On the night of June 28, two days after my conversation with the young dissident, four unidentified men brutally assaulted a prominent Thai dissident named Sirawith Seritiwat near his home on the outskirts of Bangkok, beating him on the head with metal batons. Sirawith was rushed to the hospital, where at one point he fell into an unresponsive state before doctors stabilized him. His injuries were massive: fractures, contusions and a shattered eye socket.
The violence has been worsening all year. Just four weeks ago, thugs attacked Sirawith with wooden sticks. On May 25, six men on motorcycles attacked another dissident, Anurak “Ford” Jeantawanich, as he rode his motorcycle in Bangkok, hitting him with metal bars, causing extensive injures to his head, face, arms and legs. Anurak was also attacked in his home on March 31. Ekachai Hongkangwan, yet another critic of the junta, has been attacked at least nine times since early 2018, most recently on May 13, when four unidentified assailants attacked Ekachai outside the Bangkok Criminal Court, breaking his hand and ribs.
There are strong reasons to believe these attacks are being directed by the junta to punish those opposed to military rule.

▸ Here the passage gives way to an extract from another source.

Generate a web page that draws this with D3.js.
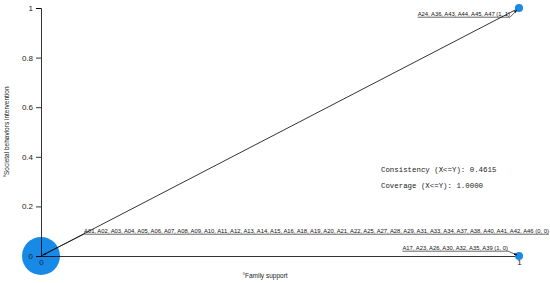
<!DOCTYPE html>
<html>
<head>
<meta charset="utf-8">
<script src="https://cdn.jsdelivr.net/npm/d3@7"></script>
<style>
  body { margin: 0; background: #fff; }
  text { font-family: "Liberation Sans", Arial, sans-serif; }
  text.stat { font-family: "Liberation Mono", "DejaVu Sans Mono", monospace; }
</style>
</head>
<body>
<svg id="chart" width="550" height="283"></svg>
<script>
// data
let yTicks = [0, 0.2, 0.4, 0.6, 0.8, 1];
let xTicks = [0, 1];
let pointX = [0, 1, 1];
let pointY = [0, 1, 0];
let pointCount = [34, 6, 7];
let pointLabels = [
    'A01, A02, A03, A04, A05, A06, A07, A08, A09, A10, A11, A12, A13, A14, A15, A16, A18, A19, A20, A21, A22, A25, A27, A28, A29, A31, A33, A34, A37, A38, A40, A41, A42, A46 (0, 0)',
    'A24, A36, A43, A44, A45, A47 (1, 1)',
    'A17, A23, A26, A30, A32, A35, A39 (1, 0)'
];
let statLabels = ['Consistency (X<=Y): 0.4615', 'Coverage (X<=Y): 1.0000'];

let svg = d3.select('#chart');
let x = d3.scaleLinear().domain([0, 1]).range([41, 519]);
let y = d3.scaleLinear().domain([0, 1]).range([256, 8]);
let blue = '#168ae6';

// arrow marker
svg.append('defs').append('marker')
    .attr('id', 'arr')
    .attr('viewBox', '0 0 10 10')
    .attr('refX', 10).attr('refY', 5)
    .attr('markerWidth', 5).attr('markerHeight', 5)
    .attr('orient', 'auto')
    .append('path').attr('d', 'M0,1 L10,5 L0,9 Z').attr('fill', '#000');

// big bubble at origin goes behind axes
let r = d3.scaleSqrt().domain([0, 34]).range([0, 19]);
svg.append('circle')
    .attr('cx', x(pointX[0])).attr('cy', y(pointY[0]))
    .attr('r', r(pointCount[0]))
    .attr('fill', blue);

// y axis
let yAxis = d3.axisLeft(y).tickValues(yTicks).tickSize(5).tickPadding(3)
    .tickFormat(d => d === 0 ? '0' : d === 1 ? '1' : d3.format('.1f')(d));
let gy = svg.append('g').attr('transform', `translate(${x(0)},0)`).call(yAxis);
gy.select('.domain').attr('stroke', '#000').attr('stroke-width', 0.8);
gy.selectAll('.tick line').attr('stroke-width', 0.8);
gy.selectAll('.tick text').attr('font-size', 8).attr('fill', '#222');

// x axis (line only, labels under points)
let gx = svg.append('g').attr('transform', `translate(0,${y(0)})`)
    .call(d3.axisBottom(x).tickValues(xTicks).tickSize(0).tickPadding(3).tickFormat(d3.format('d')));
gx.select('.domain').attr('stroke', '#000').attr('stroke-width', 0.8);
gx.selectAll('.tick text').attr('font-size', 8).attr('fill', '#222');

// diagonal
svg.append('line')
    .attr('x1', x(0)).attr('y1', y(0))
    .attr('x2', x(1)).attr('y2', y(1))
    .attr('stroke', '#000').attr('stroke-width', 0.8);

// small points
for (let i = 1; i < pointX.length; i++) {
    svg.append('circle')
        .attr('cx', x(pointX[i])).attr('cy', y(pointY[i]))
        .attr('r', 4)
        .attr('fill', blue);
}

// point labels, underlined, with leaders
let labelPos = [[84, 233, 'start'], [510, 16, 'end'], [508, 250, 'end']];
pointLabels.forEach((lab, i) => {
    let t = svg.append('text')
        .attr('x', labelPos[i][0]).attr('y', labelPos[i][1])
        .attr('text-anchor', labelPos[i][2])
        .attr('font-size', 5.85)
        .attr('fill', '#111')
        .text(lab);
    let bb = t.node().getBBox();
    let uy = labelPos[i][1] + 1.2;
    svg.append('line')
        .attr('x1', bb.x).attr('x2', bb.x + bb.width)
        .attr('y1', uy).attr('y2', uy)
        .attr('stroke', '#000').attr('stroke-width', 0.6);
    let ex = i === 0 ? bb.x : bb.x + bb.width;
    svg.append('line')
        .attr('x1', ex).attr('y1', uy)
        .attr('x2', x(pointX[i]) + (i === 0 ? 2 : -2))
        .attr('y2', y(pointY[i]) + (i === 1 ? 2 : -1))
        .attr('stroke', '#000').attr('stroke-width', 0.6)
        .attr('marker-end', 'url(#arr)');
});

// consistency / coverage
statLabels.forEach((s, i) => {
    svg.append('text')
        .attr('class', 'stat')
        .attr('x', 381).attr('y', 172 + i * 16)
        .attr('font-size', 7.4)
        .attr('fill', '#222')
        .text(s);
});

// axis titles
svg.append('text')
    .attr('x', 265).attr('y', 278)
    .attr('text-anchor', 'middle')
    .attr('font-size', 6.5).attr('fill', '#222')
    .text('°Family support');
svg.append('text')
    .attr('transform', 'translate(9,132) rotate(-90)')
    .attr('text-anchor', 'middle')
    .attr('font-size', 6.5).attr('fill', '#222')
    .text('°Societal behaviors intervention');
</script>
</body>
</html>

The first attack on Sirawith occurred shortly after he collected signatures in downtown Bangkok for a petition urging Thailand’s 250 incoming senators — all appointed by the junta — not to support Gen. Prayuth Chan-ocha for prime minister. The second came only days before Sirawith was set to speak at a concert to commemorate the 1932 overthrow of absolute monarchy. The attacks on Anurak came soon after he attended a protest against the military junta’s handling of the March 24 vote. Ekachai has frequently and publicly criticized the military government.
The recent violence comes as Thailand, once a leading example of an emerging democracy in Southeast Asia, tries to persuade the United States, E.U. and others that it is back on the democratic track. But this is a losing case. Thailand’s general elections on March 24 were tailored by the junta to keep itself in power. Candidates and political parties were barred from the contest. Borrowing a page from the Myanmar military’s playbook, the junta appointed the entire Senate, which in turn has one-third of the votes necessary to appoint a new government. Thus, even though the party created by the military won fewer seats than the main opposition party, the process predictably led to the selection of Prayuth, the junta’s leader, as prime minister.
Yet Prayuth is struggling to form a new government. Infighting over cabinet posts has led to a stalemate. Ominously, on July 1, Prayuth even raised the possibility of another military coup, issuing a menacing statement about “solving the problem with the old method that no one wants to see happen.”
Some policymakers in Washington and Brussels now appear ready to ignore the problems in Thailand’s fabricated democracy and restore past close military and economic assistance, in part because they are worried about increasing Chinese influence in the region. But the increasingly toxic and violent political atmosphere should force everyone to rethink. If a faux democracy is treated like a real one, the very institution of democracy itself is weakened.
Thailand’s friends should be pressing, not easing up on, the Thai military to respect human rights and restore democratic rule. The only message that silence sends is assent.